◆ The problem
Isolate every line in the data with the string "chart" and copy it.

****

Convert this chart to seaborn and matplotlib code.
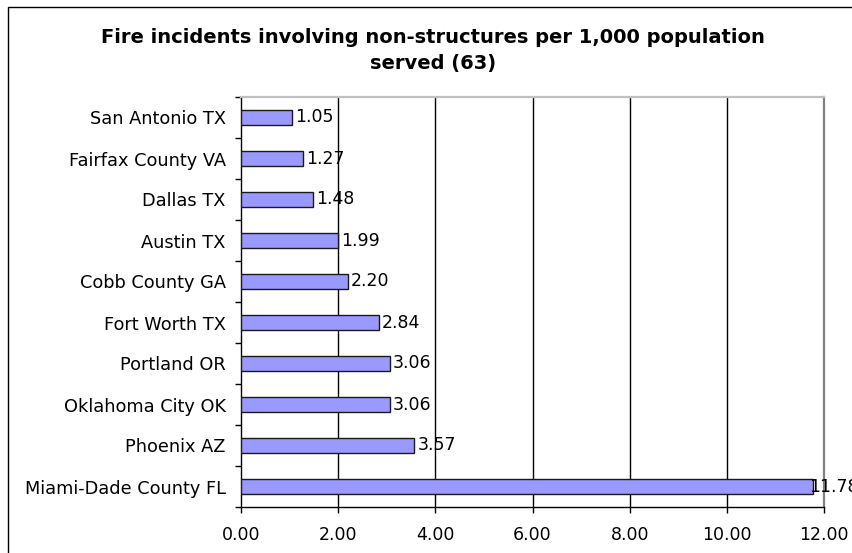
import matplotlib
matplotlib.use("Agg")
import matplotlib.pyplot as plt
from matplotlib.patches import Rectangle
from matplotlib.ticker import FixedLocator
import seaborn as sns

categories = [
    "San Antonio TX", "Fairfax County VA", "Dallas TX", "Austin TX",
    "Cobb County GA", "Fort Worth TX", "Portland OR", "Oklahoma City OK",
    "Phoenix AZ", "Miami-Dade County FL",
]
values = [1.05, 1.27, 1.48, 1.99, 2.20, 2.84, 3.06, 3.06, 3.57, 11.78]
x_ticks = [0, 2, 4, 6, 8, 10, 12]
title_lines = ["Fire incidents involving non-structures per 1,000 population",
               "served (63)"]

sns.set_theme(style="white")
plt.rcParams["font.family"] = ["DejaVu Sans"]

W, H = 852, 553
fig = plt.figure(figsize=(W / 100, H / 100), dpi=100)
ax = fig.add_axes([241 / W, 1 - 507 / H, (824 - 241) / W, (507 - 97) / H])

sns.barplot(x=values, y=categories, orient="h", color="#9999FF", saturation=1,
            edgecolor="#1a1a1a", linewidth=1.0, width=0.385, ax=ax, zorder=3)

ax.set_xlim(0, 12)
ax.set_ylim(len(categories) - 0.5, -0.5)
ax.set_xlabel("")
ax.set_ylabel("")

# vertical gridlines
for t in x_ticks[1:-1]:
    ax.axvline(t, color="black", lw=1.0, zorder=1)

ax.xaxis.set_major_locator(FixedLocator(x_ticks))
ax.set_xticklabels([f"{t:.2f}" for t in x_ticks], fontsize=12.5)
ax.tick_params(axis="x", which="major", direction="out", length=4.3, width=1.0,
               color="black", pad=9.5, bottom=True)

# category ticks on boundaries, labels at centres
ax.yaxis.set_minor_locator(FixedLocator([i + 0.5 for i in range(-1, len(categories))]))
ax.tick_params(axis="y", which="minor", direction="out", length=4.3, width=1.0,
               color="black", left=True)
ax.tick_params(axis="y", which="major", length=0, pad=11, labelsize=12.8)
for lbl in ax.get_yticklabels() + ax.get_xticklabels():
    lbl.set_color("black")

for side in ["left", "bottom"]:
    ax.spines[side].set_color("black")
    ax.spines[side].set_linewidth(1.0)
ax.spines["right"].set_color("#808080")
ax.spines["right"].set_linewidth(1.6)
ax.spines["top"].set_color("#c0c0c0")
ax.spines["top"].set_linewidth(1.6)

for cont in ax.containers:
    labels = ax.bar_label(cont, labels=[f"{v:.2f}" for v in values], padding=2.2,
                          fontsize=12.5, color="black", clip_on=False)
    # the longest bar's label is pulled back onto the bar end
    labels[-1].xyann = (-3.0, 0)

# two-line chart title
fig.text(433 / W, 1 - 43 / H, title_lines[0], ha="center", va="baseline",
         fontsize=14, fontweight="bold", color="black")
fig.text(433 / W, 1 - 69 / H, title_lines[1], ha="center", va="baseline",
         fontsize=14, fontweight="bold", color="black")

# chart area frame
fig.patches.append(Rectangle((8 / W, -0.2), 1.2, 1.2 - 6.5 / H,
                             transform=fig.transFigure, fill=False,
                             edgecolor="black", lw=1.0))

fig.savefig("out.png", dpi=100, facecolor="white")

****

◆ Written answer
Convert this chart to seaborn and matplotlib code.
# two-line chart title
# chart area frame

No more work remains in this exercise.